WHAT YOU NEED TO DO — Skip the pictures. Transcribe the rest of the data below without changing a word.

# SUPPLIED DATA start

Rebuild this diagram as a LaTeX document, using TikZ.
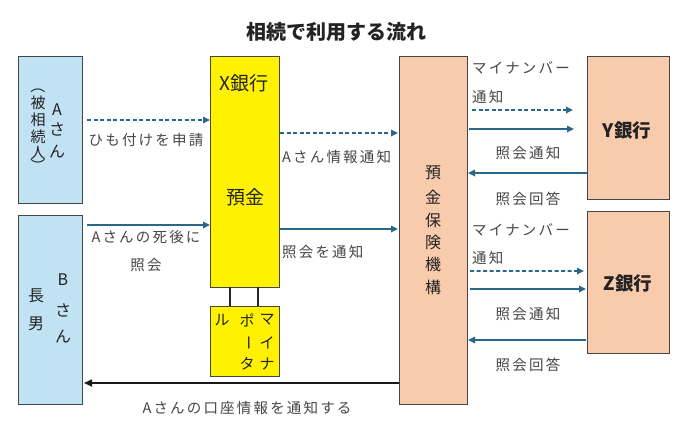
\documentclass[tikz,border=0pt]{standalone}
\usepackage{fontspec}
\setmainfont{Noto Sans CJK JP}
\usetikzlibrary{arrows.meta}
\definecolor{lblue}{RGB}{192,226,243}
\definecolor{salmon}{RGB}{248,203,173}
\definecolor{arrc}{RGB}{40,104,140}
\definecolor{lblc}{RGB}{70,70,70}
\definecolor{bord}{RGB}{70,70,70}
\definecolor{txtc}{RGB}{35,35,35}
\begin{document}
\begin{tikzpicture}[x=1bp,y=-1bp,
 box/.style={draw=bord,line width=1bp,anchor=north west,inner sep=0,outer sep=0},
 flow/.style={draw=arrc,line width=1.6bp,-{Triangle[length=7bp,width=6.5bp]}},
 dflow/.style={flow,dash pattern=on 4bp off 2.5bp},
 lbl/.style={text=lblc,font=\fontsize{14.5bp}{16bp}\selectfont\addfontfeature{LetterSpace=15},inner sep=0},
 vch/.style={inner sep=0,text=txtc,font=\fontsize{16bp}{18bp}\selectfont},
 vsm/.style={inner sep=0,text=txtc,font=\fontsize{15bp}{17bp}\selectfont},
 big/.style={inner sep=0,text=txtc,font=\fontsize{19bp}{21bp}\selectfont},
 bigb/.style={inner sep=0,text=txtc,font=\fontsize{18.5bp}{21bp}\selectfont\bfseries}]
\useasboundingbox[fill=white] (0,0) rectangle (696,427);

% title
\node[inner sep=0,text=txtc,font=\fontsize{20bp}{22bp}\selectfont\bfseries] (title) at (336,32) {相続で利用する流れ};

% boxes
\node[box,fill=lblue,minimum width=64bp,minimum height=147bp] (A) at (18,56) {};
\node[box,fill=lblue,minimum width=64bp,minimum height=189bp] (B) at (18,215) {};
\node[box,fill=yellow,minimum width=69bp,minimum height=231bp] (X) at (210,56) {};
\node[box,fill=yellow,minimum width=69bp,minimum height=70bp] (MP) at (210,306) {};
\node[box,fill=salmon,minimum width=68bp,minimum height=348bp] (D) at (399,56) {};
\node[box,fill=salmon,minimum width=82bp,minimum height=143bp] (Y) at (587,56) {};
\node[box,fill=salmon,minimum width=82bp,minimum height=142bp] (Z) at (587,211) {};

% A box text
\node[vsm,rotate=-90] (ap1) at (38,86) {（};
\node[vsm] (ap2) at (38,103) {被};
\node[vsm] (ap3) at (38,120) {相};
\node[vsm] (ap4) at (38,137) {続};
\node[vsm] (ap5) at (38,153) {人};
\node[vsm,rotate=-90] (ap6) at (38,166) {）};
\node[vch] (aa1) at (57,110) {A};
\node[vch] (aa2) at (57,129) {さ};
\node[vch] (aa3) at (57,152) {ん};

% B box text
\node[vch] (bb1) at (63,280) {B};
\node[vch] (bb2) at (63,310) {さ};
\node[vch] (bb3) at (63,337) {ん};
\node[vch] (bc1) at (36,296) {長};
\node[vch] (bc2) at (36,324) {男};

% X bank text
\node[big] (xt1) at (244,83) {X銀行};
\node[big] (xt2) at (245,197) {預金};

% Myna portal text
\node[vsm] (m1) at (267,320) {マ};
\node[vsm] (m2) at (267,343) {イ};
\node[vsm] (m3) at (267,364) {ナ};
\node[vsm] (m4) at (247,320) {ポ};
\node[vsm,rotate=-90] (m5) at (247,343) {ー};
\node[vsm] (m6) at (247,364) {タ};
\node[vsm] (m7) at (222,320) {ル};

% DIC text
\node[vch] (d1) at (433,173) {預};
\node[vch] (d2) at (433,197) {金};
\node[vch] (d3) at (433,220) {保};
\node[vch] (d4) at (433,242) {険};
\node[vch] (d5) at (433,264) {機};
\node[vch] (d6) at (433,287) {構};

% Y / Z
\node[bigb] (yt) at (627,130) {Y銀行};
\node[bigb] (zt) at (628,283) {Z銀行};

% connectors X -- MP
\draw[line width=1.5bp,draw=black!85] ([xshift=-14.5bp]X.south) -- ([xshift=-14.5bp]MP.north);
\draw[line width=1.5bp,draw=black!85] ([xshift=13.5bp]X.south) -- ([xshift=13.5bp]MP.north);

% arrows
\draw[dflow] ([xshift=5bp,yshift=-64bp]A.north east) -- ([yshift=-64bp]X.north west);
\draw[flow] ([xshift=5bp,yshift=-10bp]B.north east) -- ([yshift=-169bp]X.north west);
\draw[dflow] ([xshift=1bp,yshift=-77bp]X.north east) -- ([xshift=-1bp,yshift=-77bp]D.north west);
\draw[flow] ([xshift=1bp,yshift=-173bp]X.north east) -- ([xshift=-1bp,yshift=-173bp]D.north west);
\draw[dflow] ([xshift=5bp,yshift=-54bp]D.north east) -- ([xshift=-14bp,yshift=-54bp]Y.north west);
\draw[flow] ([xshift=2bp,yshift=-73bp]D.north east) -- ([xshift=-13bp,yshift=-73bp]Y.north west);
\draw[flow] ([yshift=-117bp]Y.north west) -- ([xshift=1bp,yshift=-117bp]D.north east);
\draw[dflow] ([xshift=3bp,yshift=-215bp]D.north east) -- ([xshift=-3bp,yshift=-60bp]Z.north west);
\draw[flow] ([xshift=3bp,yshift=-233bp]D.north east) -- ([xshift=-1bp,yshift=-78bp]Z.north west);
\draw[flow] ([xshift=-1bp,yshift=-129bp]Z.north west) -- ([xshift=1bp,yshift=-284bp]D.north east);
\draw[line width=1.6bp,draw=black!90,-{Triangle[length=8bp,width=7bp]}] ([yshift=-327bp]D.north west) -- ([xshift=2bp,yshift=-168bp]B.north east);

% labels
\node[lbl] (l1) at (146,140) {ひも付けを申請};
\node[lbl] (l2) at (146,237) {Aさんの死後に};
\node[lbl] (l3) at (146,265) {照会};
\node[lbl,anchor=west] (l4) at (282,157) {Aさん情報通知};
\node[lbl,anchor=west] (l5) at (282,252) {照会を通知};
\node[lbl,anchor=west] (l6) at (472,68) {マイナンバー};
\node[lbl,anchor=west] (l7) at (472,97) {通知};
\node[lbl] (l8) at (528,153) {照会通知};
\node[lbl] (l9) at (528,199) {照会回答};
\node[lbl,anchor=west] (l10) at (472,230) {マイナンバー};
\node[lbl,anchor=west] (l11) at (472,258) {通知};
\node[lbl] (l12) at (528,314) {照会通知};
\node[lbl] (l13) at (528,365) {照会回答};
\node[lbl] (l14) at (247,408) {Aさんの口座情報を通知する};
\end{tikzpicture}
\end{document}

# SUPPLIED DATA end

RESPONSE —
Rebuild this diagram as a LaTeX document, using TikZ.
\documentclass[tikz,border=0pt]{standalone}
\usepackage{fontspec}
\setmainfont{Noto Sans CJK JP}
\usetikzlibrary{arrows.meta}
\definecolor{lblue}{RGB}{192,226,243}
\definecolor{salmon}{RGB}{248,203,173}
\definecolor{arrc}{RGB}{40,104,140}
\definecolor{lblc}{RGB}{70,70,70}
\definecolor{bord}{RGB}{70,70,70}
\definecolor{txtc}{RGB}{35,35,35}
\begin{document}
\begin{tikzpicture}[x=1bp,y=-1bp,
 box/.style={draw=bord,line width=1bp,anchor=north west,inner sep=0,outer sep=0},
 flow/.style={draw=arrc,line width=1.6bp,-{Triangle[length=7bp,width=6.5bp]}},
 dflow/.style={flow,dash pattern=on 4bp off 2.5bp},
 lbl/.style={text=lblc,font=\fontsize{14.5bp}{16bp}\selectfont\addfontfeature{LetterSpace=15},inner sep=0},
 vch/.style={inner sep=0,text=txtc,font=\fontsize{16bp}{18bp}\selectfont},
 vsm/.style={inner sep=0,text=txtc,font=\fontsize{15bp}{17bp}\selectfont},
 big/.style={inner sep=0,text=txtc,font=\fontsize{19bp}{21bp}\selectfont},
 bigb/.style={inner sep=0,text=txtc,font=\fontsize{18.5bp}{21bp}\selectfont\bfseries}]
\useasboundingbox[fill=white] (0,0) rectangle (696,427);

% title
\node[inner sep=0,text=txtc,font=\fontsize{20bp}{22bp}\selectfont\bfseries] (title) at (336,32) {相続で利用する流れ};

% boxes
\node[box,fill=lblue,minimum width=64bp,minimum height=147bp] (A) at (18,56) {};
\node[box,fill=lblue,minimum width=64bp,minimum height=189bp] (B) at (18,215) {};
\node[box,fill=yellow,minimum width=69bp,minimum height=231bp] (X) at (210,56) {};
\node[box,fill=yellow,minimum width=69bp,minimum height=70bp] (MP) at (210,306) {};
\node[box,fill=salmon,minimum width=68bp,minimum height=348bp] (D) at (399,56) {};
\node[box,fill=salmon,minimum width=82bp,minimum height=143bp] (Y) at (587,56) {};
\node[box,fill=salmon,minimum width=82bp,minimum height=142bp] (Z) at (587,211) {};

% A box text
\node[vsm,rotate=-90] (ap1) at (38,86) {（};
\node[vsm] (ap2) at (38,103) {被};
\node[vsm] (ap3) at (38,120) {相};
\node[vsm] (ap4) at (38,137) {続};
\node[vsm] (ap5) at (38,153) {人};
\node[vsm,rotate=-90] (ap6) at (38,166) {）};
\node[vch] (aa1) at (57,110) {A};
\node[vch] (aa2) at (57,129) {さ};
\node[vch] (aa3) at (57,152) {ん};

% B box text
\node[vch] (bb1) at (63,280) {B};
\node[vch] (bb2) at (63,310) {さ};
\node[vch] (bb3) at (63,337) {ん};
\node[vch] (bc1) at (36,296) {長};
\node[vch] (bc2) at (36,324) {男};

% X bank text
\node[big] (xt1) at (244,83) {X銀行};
\node[big] (xt2) at (245,197) {預金};

% Myna portal text
\node[vsm] (m1) at (267,320) {マ};
\node[vsm] (m2) at (267,343) {イ};
\node[vsm] (m3) at (267,364) {ナ};
\node[vsm] (m4) at (247,320) {ポ};
\node[vsm,rotate=-90] (m5) at (247,343) {ー};
\node[vsm] (m6) at (247,364) {タ};
\node[vsm] (m7) at (222,320) {ル};

% DIC text
\node[vch] (d1) at (433,173) {預};
\node[vch] (d2) at (433,197) {金};
\node[vch] (d3) at (433,220) {保};
\node[vch] (d4) at (433,242) {険};
\node[vch] (d5) at (433,264) {機};
\node[vch] (d6) at (433,287) {構};

% Y / Z
\node[bigb] (yt) at (627,130) {Y銀行};
\node[bigb] (zt) at (628,283) {Z銀行};

% connectors X -- MP
\draw[line width=1.5bp,draw=black!85] ([xshift=-14.5bp]X.south) -- ([xshift=-14.5bp]MP.north);
\draw[line width=1.5bp,draw=black!85] ([xshift=13.5bp]X.south) -- ([xshift=13.5bp]MP.north);

% arrows
\draw[dflow] ([xshift=5bp,yshift=-64bp]A.north east) -- ([yshift=-64bp]X.north west);
\draw[flow] ([xshift=5bp,yshift=-10bp]B.north east) -- ([yshift=-169bp]X.north west);
\draw[dflow] ([xshift=1bp,yshift=-77bp]X.north east) -- ([xshift=-1bp,yshift=-77bp]D.north west);
\draw[flow] ([xshift=1bp,yshift=-173bp]X.north east) -- ([xshift=-1bp,yshift=-173bp]D.north west);
\draw[dflow] ([xshift=5bp,yshift=-54bp]D.north east) -- ([xshift=-14bp,yshift=-54bp]Y.north west);
\draw[flow] ([xshift=2bp,yshift=-73bp]D.north east) -- ([xshift=-13bp,yshift=-73bp]Y.north west);
\draw[flow] ([yshift=-117bp]Y.north west) -- ([xshift=1bp,yshift=-117bp]D.north east);
\draw[dflow] ([xshift=3bp,yshift=-215bp]D.north east) -- ([xshift=-3bp,yshift=-60bp]Z.north west);
\draw[flow] ([xshift=3bp,yshift=-233bp]D.north east) -- ([xshift=-1bp,yshift=-78bp]Z.north west);
\draw[flow] ([xshift=-1bp,yshift=-129bp]Z.north west) -- ([xshift=1bp,yshift=-284bp]D.north east);
\draw[line width=1.6bp,draw=black!90,-{Triangle[length=8bp,width=7bp]}] ([yshift=-327bp]D.north west) -- ([xshift=2bp,yshift=-168bp]B.north east);

% labels
\node[lbl] (l1) at (146,140) {ひも付けを申請};
\node[lbl] (l2) at (146,237) {Aさんの死後に};
\node[lbl] (l3) at (146,265) {照会};
\node[lbl,anchor=west] (l4) at (282,157) {Aさん情報通知};
\node[lbl,anchor=west] (l5) at (282,252) {照会を通知};
\node[lbl,anchor=west] (l6) at (472,68) {マイナンバー};
\node[lbl,anchor=west] (l7) at (472,97) {通知};
\node[lbl] (l8) at (528,153) {照会通知};
\node[lbl] (l9) at (528,199) {照会回答};
\node[lbl,anchor=west] (l10) at (472,230) {マイナンバー};
\node[lbl,anchor=west] (l11) at (472,258) {通知};
\node[lbl] (l12) at (528,314) {照会通知};
\node[lbl] (l13) at (528,365) {照会回答};
\node[lbl] (l14) at (247,408) {Aさんの口座情報を通知する};
\end{tikzpicture}
\end{document}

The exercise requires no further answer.